Friday, December 26, 2008

A few comments on virgins and religion

This post is not about sexual mores or behavior. It is about virgins.  The religious kind.

After posting something on immigration policy in the Obama administration, I decided to include a vintage image of the Virgin of Guadalupe.  For those who don't know, she is supposed to be the Virgin Mary (mother of Christ) who appeared to an indigenous man in Mexico in 1531.

Many believe her apparition really occurred.  Some think it is folklore.  I generally stay out of those disputes.  You can't prove anything either way.  What is clear, tangible, and important is that she is considered the most important religious figure to millions of people in the Americas.  Not just to people who are Catholic.

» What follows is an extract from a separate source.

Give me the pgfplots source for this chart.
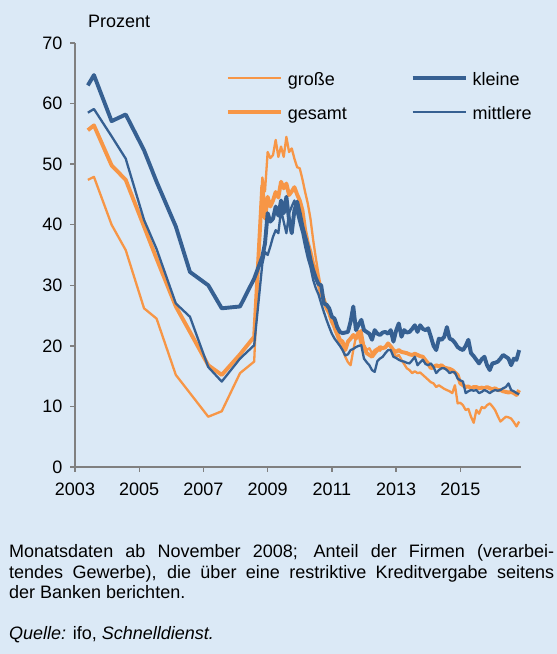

New Age people might say she is an incredibly popular and powerful female diety, along the line of Isis and Quan Yin.

Guadalupe is everywhere these days.  On calenders, t-shirts, posters, table cloths, medals, and painted clocks.  She has gone beyond being the Mexican Mother of Christ to a commodity.  Yet I don't think it has diminished her power and the respect people have in her.

As for myself, I am not actively practicing any religion.  My parents and grandparents are (and were) deeply religious Catholics.  My maternal grandfather died walking home from the 3 pm mass on Good Friday.  (he was in his 60s and had a heart attack)

When I was a child, my parents, who sent me to Catholic school, were very open minded about what I was exposed to.  I would go to church with my Baptist friends, and my Pentecostal friends.  I'm sure I would have gone to a synagogue if I would have had any Jewish friends.

While the nuns at school told us that anyone not Catholic was not going to heaven (this was during the 60s, I hope they no longer do this), I was never convinced they were right.

It was a confusing position for me to be in.  Once, while in college I asked my Dad's best friend (who is a Basilian priest) why wasn't it enough to just be a good person.  He said that believing in God was also necessary.  At least he didn't specify a religion.

With all that in mind.  I can still say that I think the Virgin of Guadalupe is awesome - for women, for Catholics, for Americans, for Mexicans -- for people - whether they go to church or not.